▶ _SUPPLIED DATA_:

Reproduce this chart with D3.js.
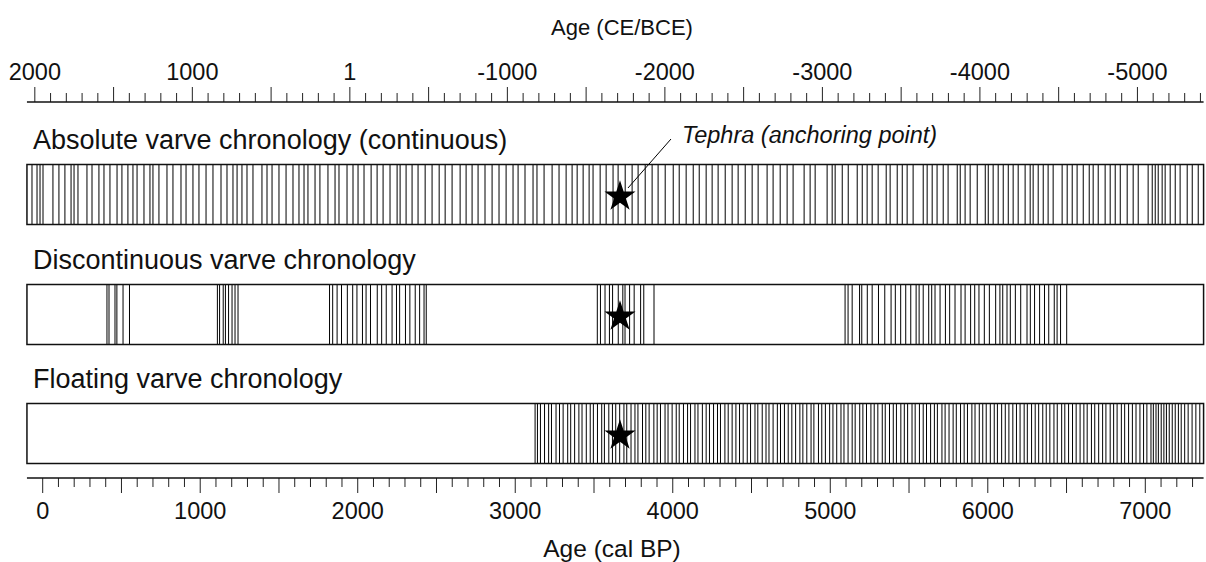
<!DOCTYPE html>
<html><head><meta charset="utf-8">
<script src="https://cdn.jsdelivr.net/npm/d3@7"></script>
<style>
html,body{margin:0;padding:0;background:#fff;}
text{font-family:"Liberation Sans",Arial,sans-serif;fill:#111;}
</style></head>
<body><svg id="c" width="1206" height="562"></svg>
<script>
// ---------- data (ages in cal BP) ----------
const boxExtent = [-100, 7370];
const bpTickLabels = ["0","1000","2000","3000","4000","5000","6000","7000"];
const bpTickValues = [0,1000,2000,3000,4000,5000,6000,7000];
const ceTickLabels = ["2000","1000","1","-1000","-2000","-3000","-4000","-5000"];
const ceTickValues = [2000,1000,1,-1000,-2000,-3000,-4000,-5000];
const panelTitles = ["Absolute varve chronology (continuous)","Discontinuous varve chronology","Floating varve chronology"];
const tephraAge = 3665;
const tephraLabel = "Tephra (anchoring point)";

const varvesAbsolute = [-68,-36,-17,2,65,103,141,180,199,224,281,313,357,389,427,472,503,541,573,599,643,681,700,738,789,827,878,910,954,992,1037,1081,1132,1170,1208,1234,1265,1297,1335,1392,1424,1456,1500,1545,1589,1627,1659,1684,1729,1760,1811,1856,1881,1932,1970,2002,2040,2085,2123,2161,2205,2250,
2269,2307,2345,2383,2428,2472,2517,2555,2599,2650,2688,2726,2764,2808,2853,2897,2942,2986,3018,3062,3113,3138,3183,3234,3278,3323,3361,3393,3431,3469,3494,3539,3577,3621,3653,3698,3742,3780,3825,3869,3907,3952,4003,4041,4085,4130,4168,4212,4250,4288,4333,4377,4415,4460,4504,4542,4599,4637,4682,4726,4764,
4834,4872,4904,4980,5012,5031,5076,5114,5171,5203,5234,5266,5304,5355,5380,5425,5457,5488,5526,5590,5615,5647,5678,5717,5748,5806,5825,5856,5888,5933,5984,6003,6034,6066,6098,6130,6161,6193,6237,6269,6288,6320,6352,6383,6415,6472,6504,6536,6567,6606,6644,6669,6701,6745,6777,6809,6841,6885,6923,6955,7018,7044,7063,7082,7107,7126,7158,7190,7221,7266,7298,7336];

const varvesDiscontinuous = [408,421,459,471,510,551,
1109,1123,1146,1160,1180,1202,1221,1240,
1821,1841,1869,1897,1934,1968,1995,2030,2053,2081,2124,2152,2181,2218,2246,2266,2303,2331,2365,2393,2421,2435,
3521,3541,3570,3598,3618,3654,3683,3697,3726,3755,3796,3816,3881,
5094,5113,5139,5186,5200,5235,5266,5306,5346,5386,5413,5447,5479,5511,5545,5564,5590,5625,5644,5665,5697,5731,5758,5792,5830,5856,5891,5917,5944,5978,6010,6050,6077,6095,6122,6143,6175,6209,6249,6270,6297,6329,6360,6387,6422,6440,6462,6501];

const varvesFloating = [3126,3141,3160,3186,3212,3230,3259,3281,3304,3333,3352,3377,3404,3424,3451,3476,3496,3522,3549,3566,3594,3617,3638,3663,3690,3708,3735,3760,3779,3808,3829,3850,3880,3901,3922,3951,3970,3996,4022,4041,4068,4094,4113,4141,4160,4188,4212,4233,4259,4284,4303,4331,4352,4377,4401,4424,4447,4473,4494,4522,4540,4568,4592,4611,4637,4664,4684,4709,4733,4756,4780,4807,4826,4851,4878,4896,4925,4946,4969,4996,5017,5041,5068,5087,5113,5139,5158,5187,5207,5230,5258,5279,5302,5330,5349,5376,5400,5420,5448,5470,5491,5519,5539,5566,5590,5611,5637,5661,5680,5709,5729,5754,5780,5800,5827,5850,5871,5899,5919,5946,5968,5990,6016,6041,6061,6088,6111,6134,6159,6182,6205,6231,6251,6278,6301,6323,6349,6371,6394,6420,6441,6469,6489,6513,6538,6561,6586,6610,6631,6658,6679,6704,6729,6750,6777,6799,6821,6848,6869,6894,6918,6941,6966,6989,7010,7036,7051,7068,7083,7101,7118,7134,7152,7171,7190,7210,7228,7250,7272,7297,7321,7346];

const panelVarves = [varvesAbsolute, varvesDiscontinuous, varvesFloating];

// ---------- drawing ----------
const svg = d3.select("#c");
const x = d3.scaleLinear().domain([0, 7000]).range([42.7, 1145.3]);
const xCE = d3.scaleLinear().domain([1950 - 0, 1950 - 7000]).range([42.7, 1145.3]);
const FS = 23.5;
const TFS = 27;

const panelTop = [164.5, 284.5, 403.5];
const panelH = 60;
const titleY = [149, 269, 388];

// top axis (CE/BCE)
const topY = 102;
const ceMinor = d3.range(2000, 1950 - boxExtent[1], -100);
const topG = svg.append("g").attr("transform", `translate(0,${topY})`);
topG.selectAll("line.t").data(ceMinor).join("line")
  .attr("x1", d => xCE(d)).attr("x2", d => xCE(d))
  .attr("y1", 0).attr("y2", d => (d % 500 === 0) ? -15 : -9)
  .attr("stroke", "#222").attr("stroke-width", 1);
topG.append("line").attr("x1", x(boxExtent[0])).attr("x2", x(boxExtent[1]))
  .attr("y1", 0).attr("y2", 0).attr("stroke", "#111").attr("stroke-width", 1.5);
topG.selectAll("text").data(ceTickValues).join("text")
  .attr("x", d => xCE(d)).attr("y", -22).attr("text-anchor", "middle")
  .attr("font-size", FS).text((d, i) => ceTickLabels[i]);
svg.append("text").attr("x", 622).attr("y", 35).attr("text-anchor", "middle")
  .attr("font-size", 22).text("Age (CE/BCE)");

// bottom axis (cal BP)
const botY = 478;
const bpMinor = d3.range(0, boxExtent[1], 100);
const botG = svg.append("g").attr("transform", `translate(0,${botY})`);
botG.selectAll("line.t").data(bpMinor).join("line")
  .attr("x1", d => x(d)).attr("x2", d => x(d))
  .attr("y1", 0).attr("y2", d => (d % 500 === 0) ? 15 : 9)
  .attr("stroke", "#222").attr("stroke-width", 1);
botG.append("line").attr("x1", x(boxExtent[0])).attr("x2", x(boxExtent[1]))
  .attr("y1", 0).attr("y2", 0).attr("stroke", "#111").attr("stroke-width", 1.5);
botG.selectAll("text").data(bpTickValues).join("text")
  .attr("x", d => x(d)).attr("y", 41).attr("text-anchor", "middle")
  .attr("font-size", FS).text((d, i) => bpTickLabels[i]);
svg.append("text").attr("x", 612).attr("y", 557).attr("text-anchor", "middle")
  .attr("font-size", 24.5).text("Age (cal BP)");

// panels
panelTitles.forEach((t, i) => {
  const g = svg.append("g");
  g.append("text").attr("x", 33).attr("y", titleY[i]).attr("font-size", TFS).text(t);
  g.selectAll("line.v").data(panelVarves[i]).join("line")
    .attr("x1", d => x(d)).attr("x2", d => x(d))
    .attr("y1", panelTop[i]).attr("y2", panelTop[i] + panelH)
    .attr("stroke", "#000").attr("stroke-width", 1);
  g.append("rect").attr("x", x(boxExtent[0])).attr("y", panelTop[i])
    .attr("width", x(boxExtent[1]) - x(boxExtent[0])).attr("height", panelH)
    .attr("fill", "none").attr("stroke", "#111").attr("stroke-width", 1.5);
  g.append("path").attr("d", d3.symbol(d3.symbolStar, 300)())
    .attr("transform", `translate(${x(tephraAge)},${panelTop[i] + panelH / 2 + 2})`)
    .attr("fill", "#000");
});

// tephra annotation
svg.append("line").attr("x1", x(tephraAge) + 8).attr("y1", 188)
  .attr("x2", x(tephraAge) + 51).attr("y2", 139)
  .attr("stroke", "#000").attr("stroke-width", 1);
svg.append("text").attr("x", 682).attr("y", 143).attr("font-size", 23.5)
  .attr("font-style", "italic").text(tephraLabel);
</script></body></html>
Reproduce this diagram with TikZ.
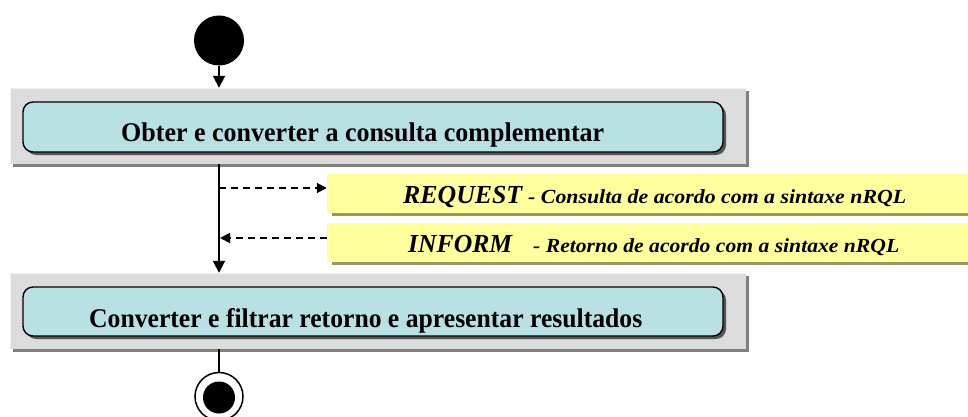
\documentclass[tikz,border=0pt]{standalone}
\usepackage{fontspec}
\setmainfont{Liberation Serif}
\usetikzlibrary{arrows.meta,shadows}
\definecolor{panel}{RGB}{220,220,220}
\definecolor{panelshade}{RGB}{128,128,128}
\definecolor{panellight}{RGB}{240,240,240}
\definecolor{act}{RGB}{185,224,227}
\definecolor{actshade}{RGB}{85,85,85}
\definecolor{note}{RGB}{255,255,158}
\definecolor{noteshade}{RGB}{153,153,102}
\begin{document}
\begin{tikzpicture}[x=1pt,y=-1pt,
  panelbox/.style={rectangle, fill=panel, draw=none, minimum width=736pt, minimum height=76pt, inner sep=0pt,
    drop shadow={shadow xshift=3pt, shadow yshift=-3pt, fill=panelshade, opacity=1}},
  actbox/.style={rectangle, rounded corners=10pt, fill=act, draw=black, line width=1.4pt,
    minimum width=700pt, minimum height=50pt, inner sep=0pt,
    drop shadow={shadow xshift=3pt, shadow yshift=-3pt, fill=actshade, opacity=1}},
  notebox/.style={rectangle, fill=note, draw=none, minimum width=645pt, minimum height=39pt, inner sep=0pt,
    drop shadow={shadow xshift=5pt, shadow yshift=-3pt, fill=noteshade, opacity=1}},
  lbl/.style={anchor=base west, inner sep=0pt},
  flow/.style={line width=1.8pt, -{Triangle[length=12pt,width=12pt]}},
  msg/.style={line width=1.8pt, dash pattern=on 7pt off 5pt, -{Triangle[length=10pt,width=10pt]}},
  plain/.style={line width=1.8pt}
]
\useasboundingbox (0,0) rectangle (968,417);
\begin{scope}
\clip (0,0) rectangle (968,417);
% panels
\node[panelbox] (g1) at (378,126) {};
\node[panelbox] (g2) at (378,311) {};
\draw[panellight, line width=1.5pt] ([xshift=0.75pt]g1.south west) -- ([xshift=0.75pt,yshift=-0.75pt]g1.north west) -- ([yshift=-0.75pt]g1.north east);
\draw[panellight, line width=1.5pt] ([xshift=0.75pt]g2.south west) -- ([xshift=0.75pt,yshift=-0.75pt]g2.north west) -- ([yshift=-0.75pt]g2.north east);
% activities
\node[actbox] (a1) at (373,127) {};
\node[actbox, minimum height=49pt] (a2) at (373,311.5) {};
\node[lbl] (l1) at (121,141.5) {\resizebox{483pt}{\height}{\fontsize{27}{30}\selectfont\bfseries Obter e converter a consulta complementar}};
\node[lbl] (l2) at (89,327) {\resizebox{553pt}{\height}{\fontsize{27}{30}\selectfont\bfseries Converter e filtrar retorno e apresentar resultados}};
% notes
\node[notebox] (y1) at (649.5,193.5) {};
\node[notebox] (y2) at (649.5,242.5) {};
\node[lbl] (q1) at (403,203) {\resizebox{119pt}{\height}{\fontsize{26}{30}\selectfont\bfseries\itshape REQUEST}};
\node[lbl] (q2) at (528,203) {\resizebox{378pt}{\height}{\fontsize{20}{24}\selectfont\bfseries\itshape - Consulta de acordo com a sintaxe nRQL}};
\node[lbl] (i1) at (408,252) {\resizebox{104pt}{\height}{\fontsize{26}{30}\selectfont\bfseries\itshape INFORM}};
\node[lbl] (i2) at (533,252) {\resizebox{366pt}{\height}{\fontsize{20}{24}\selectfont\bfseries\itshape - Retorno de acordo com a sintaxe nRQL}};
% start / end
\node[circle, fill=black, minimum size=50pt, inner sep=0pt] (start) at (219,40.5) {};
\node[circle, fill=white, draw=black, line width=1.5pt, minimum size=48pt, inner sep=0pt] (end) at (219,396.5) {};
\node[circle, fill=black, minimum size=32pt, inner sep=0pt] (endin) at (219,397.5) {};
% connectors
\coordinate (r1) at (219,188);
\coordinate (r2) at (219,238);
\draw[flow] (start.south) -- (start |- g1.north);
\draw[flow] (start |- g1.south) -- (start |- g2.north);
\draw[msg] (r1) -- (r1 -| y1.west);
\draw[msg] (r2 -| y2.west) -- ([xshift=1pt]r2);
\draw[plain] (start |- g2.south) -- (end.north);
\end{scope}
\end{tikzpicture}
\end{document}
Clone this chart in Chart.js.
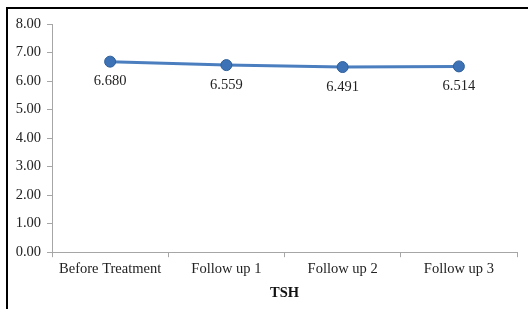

▶ _TASK TO COMPLETE_: Scan the records above and report how many lines include the word "this", without any other text.

▶ _RIGHT ANSWER_: 3